→ Written problem:
Copy the data that follows exactly. Include no pictures.

================

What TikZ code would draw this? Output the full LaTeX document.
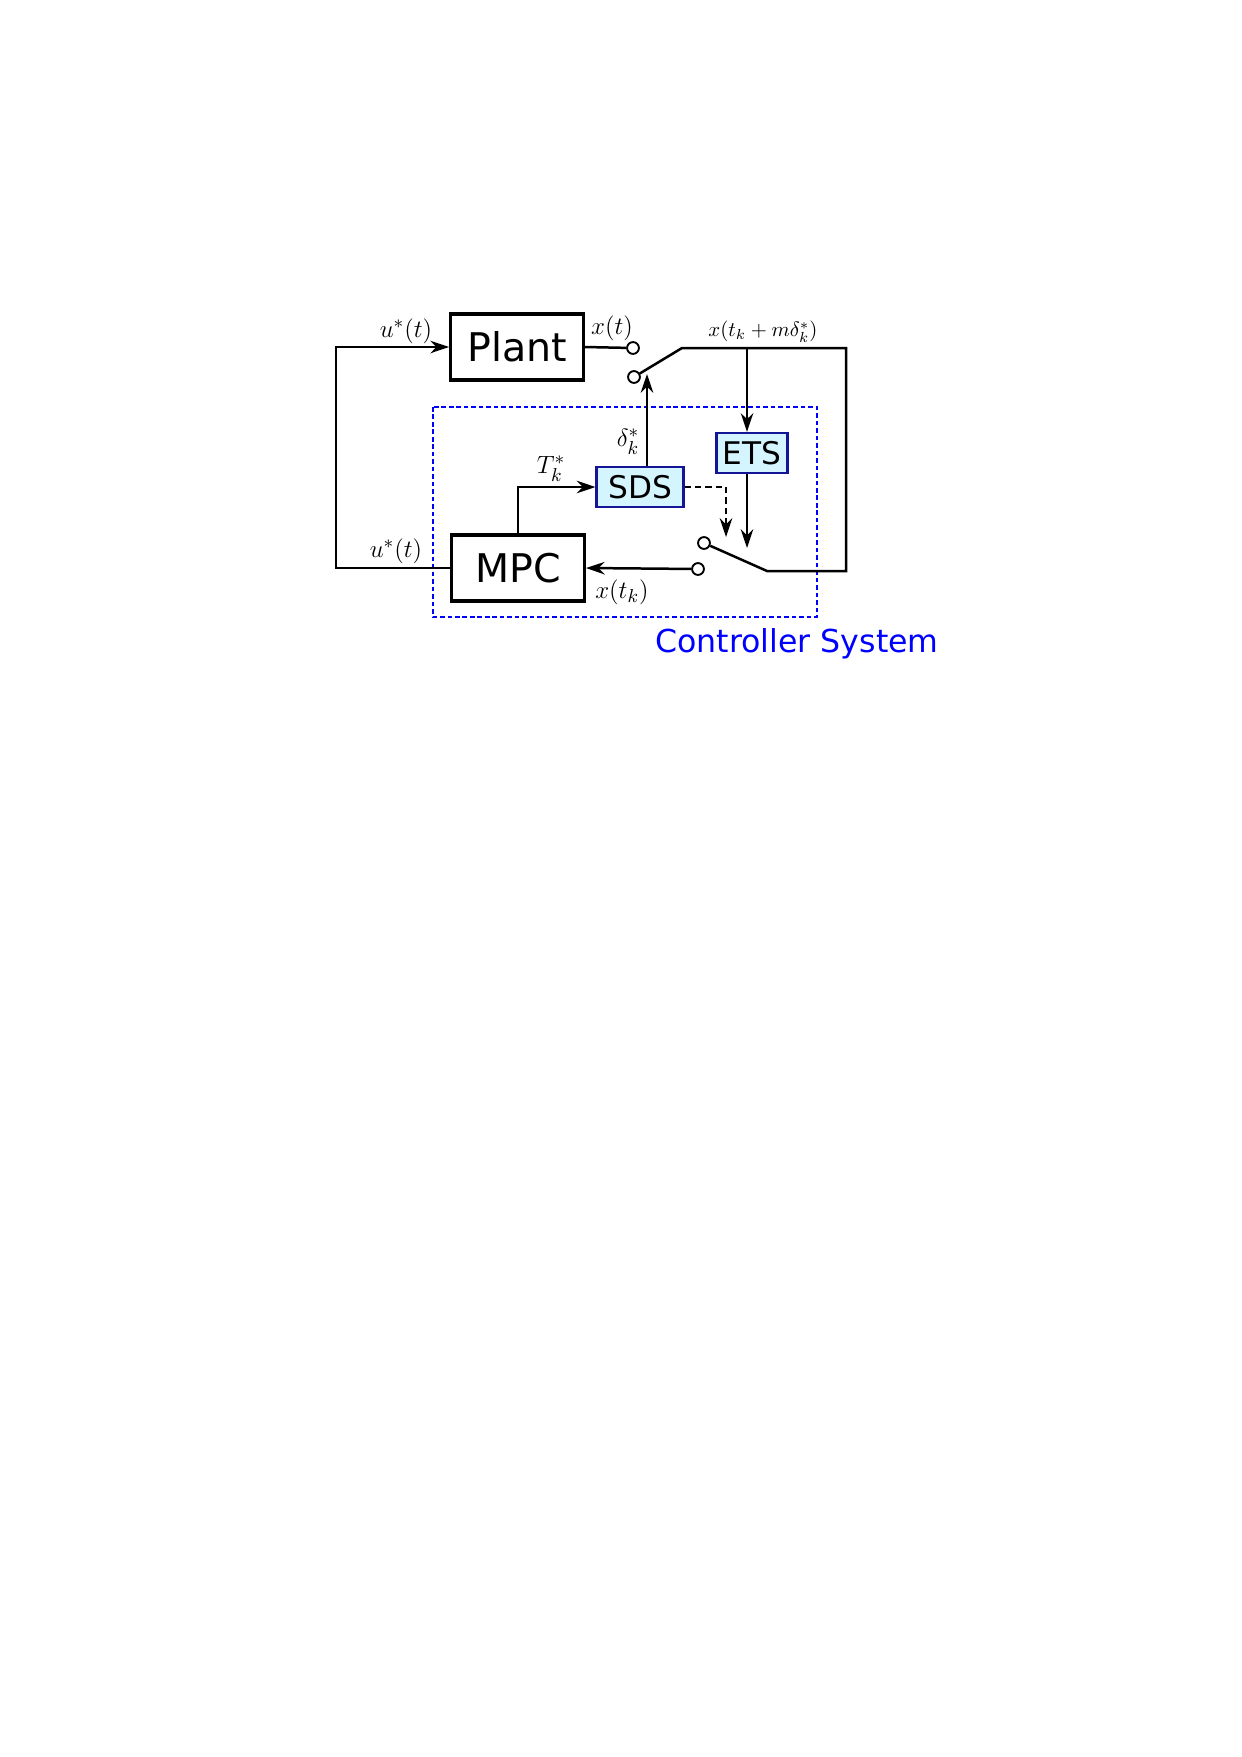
\documentclass[tikz,border=0pt]{standalone}
\usepackage{amsmath}
\usepackage{fontspec}
\setsansfont{DejaVu Sans}
\usepackage{xcolor}
\usepackage{tikz}
\usetikzlibrary{arrows.meta}

\definecolor{boxblue}{RGB}{20,20,150}
\definecolor{boxfill}{RGB}{212,245,253}

\begin{document}
\begin{tikzpicture}[
  x=0.016908cm, y=-0.016908cm,
  block/.style={draw,line width=1.6pt,inner sep=0pt,minimum width=2.24cm,minimum height=1.12cm,font=\fontsize{19}{21}\sffamily},
  subblock/.style={draw=boxblue,fill=boxfill,line width=1pt,inner sep=0pt,minimum height=0.68cm,font=\fontsize{15}{17}\sffamily},
  port/.style={circle,draw,fill=white,inner sep=0pt,minimum size=0.2cm,line width=0.9pt},
  wire/.style={line width=1.2pt},
  sig/.style={line width=1.2pt,-{Stealth[length=9pt,width=6pt]}},
  lbl/.style={font=\fontsize{12.3}{14}\selectfont},
  ctrlbox/.style={draw=blue,line width=1pt,dash pattern=on 2.2pt off 1.4pt}
]
  \useasboundingbox (0,0) rectangle (1242,1757);

  \node[block] (plant) at (517,347) {Plant};
  \node[block] (mpc)   at (518,568) {MPC};
  \node[subblock,minimum width=1.47cm] (sds) at (640,487) {SDS};
  \node[subblock,minimum width=1.2cm]  (ets) at (752,453) {ETS};

  % switch contacts
  \node[port] (xout) at (633,348) {};
  \node[port] (sw1)  at (634,377) {};
  \node[port] (sw2)  at (704,543) {};
  \node[port] (xin)  at (698,569) {};

  \coordinate (hinge1) at (682,348);
  \coordinate (hinge2) at (767,571);
  \coordinate (rc1)    at (846,348);
  \coordinate (rc2)    at (846,571);
  \coordinate (fb)     at (336,460);
  \coordinate (etsin)  at (747,348);
  \coordinate (etsout) at (747,548);
  \coordinate (dtip)   at (647,374);
  \coordinate (dashend) at (726,537);

  \draw[ctrlbox] (433,407) rectangle (817,617);

  \draw[wire] (plant.east) -- (xout);
  \draw[wire] (sw1) -- (hinge1) -- (rc1) -- (rc2) -- (hinge2) -- (sw2);
  \draw[sig] (xin) -- (mpc.east);
  \draw[sig] (mpc.west) -| (fb) |- (plant.west);
  \draw[sig] (mpc.north) |- (sds.west);
  \draw[sig] (sds.north -| dtip) -- (dtip);
  \draw[sig] (etsin) -- (ets.north -| etsin);
  \draw[sig] (ets.south -| etsout) -- (etsout);
  \draw[sig,dash pattern=on 3pt off 2pt] (sds.east) -| (dashend);

  \node[lbl] at (406,331) {$u^*(t)$};
  \node[lbl] at (396,551) {$u^*(t)$};
  \node[lbl] at (612,328) {$x(t)$};
  \node[font=\fontsize{10}{12}\selectfont] at (763,332) {$x(t_k+m\delta_k^*)$};
  \node[lbl] at (551,469) {$T_k^*$};
  \node[lbl] at (628,442) {$\delta_k^*$};
  \node[lbl] at (622,592) {$x(t_k)$};
  \node[font=\fontsize{15.2}{18}\sffamily,text=blue] at (797,644) {Controller System};
\end{tikzpicture}
\end{document}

================

→ Exercise result:
What TikZ code would draw this? Output the full LaTeX document.
\documentclass[tikz,border=0pt]{standalone}
\usepackage{amsmath}
\usepackage{fontspec}
\setsansfont{DejaVu Sans}
\usepackage{xcolor}
\usepackage{tikz}
\usetikzlibrary{arrows.meta}

\definecolor{boxblue}{RGB}{20,20,150}
\definecolor{boxfill}{RGB}{212,245,253}

\begin{document}
\begin{tikzpicture}[
  x=0.016908cm, y=-0.016908cm,
  block/.style={draw,line width=1.6pt,inner sep=0pt,minimum width=2.24cm,minimum height=1.12cm,font=\fontsize{19}{21}\sffamily},
  subblock/.style={draw=boxblue,fill=boxfill,line width=1pt,inner sep=0pt,minimum height=0.68cm,font=\fontsize{15}{17}\sffamily},
  port/.style={circle,draw,fill=white,inner sep=0pt,minimum size=0.2cm,line width=0.9pt},
  wire/.style={line width=1.2pt},
  sig/.style={line width=1.2pt,-{Stealth[length=9pt,width=6pt]}},
  lbl/.style={font=\fontsize{12.3}{14}\selectfont},
  ctrlbox/.style={draw=blue,line width=1pt,dash pattern=on 2.2pt off 1.4pt}
]
  \useasboundingbox (0,0) rectangle (1242,1757);

  \node[block] (plant) at (517,347) {Plant};
  \node[block] (mpc)   at (518,568) {MPC};
  \node[subblock,minimum width=1.47cm] (sds) at (640,487) {SDS};
  \node[subblock,minimum width=1.2cm]  (ets) at (752,453) {ETS};

  % switch contacts
  \node[port] (xout) at (633,348) {};
  \node[port] (sw1)  at (634,377) {};
  \node[port] (sw2)  at (704,543) {};
  \node[port] (xin)  at (698,569) {};

  \coordinate (hinge1) at (682,348);
  \coordinate (hinge2) at (767,571);
  \coordinate (rc1)    at (846,348);
  \coordinate (rc2)    at (846,571);
  \coordinate (fb)     at (336,460);
  \coordinate (etsin)  at (747,348);
  \coordinate (etsout) at (747,548);
  \coordinate (dtip)   at (647,374);
  \coordinate (dashend) at (726,537);

  \draw[ctrlbox] (433,407) rectangle (817,617);

  \draw[wire] (plant.east) -- (xout);
  \draw[wire] (sw1) -- (hinge1) -- (rc1) -- (rc2) -- (hinge2) -- (sw2);
  \draw[sig] (xin) -- (mpc.east);
  \draw[sig] (mpc.west) -| (fb) |- (plant.west);
  \draw[sig] (mpc.north) |- (sds.west);
  \draw[sig] (sds.north -| dtip) -- (dtip);
  \draw[sig] (etsin) -- (ets.north -| etsin);
  \draw[sig] (ets.south -| etsout) -- (etsout);
  \draw[sig,dash pattern=on 3pt off 2pt] (sds.east) -| (dashend);

  \node[lbl] at (406,331) {$u^*(t)$};
  \node[lbl] at (396,551) {$u^*(t)$};
  \node[lbl] at (612,328) {$x(t)$};
  \node[font=\fontsize{10}{12}\selectfont] at (763,332) {$x(t_k+m\delta_k^*)$};
  \node[lbl] at (551,469) {$T_k^*$};
  \node[lbl] at (628,442) {$\delta_k^*$};
  \node[lbl] at (622,592) {$x(t_k)$};
  \node[font=\fontsize{15.2}{18}\sffamily,text=blue] at (797,644) {Controller System};
\end{tikzpicture}
\end{document}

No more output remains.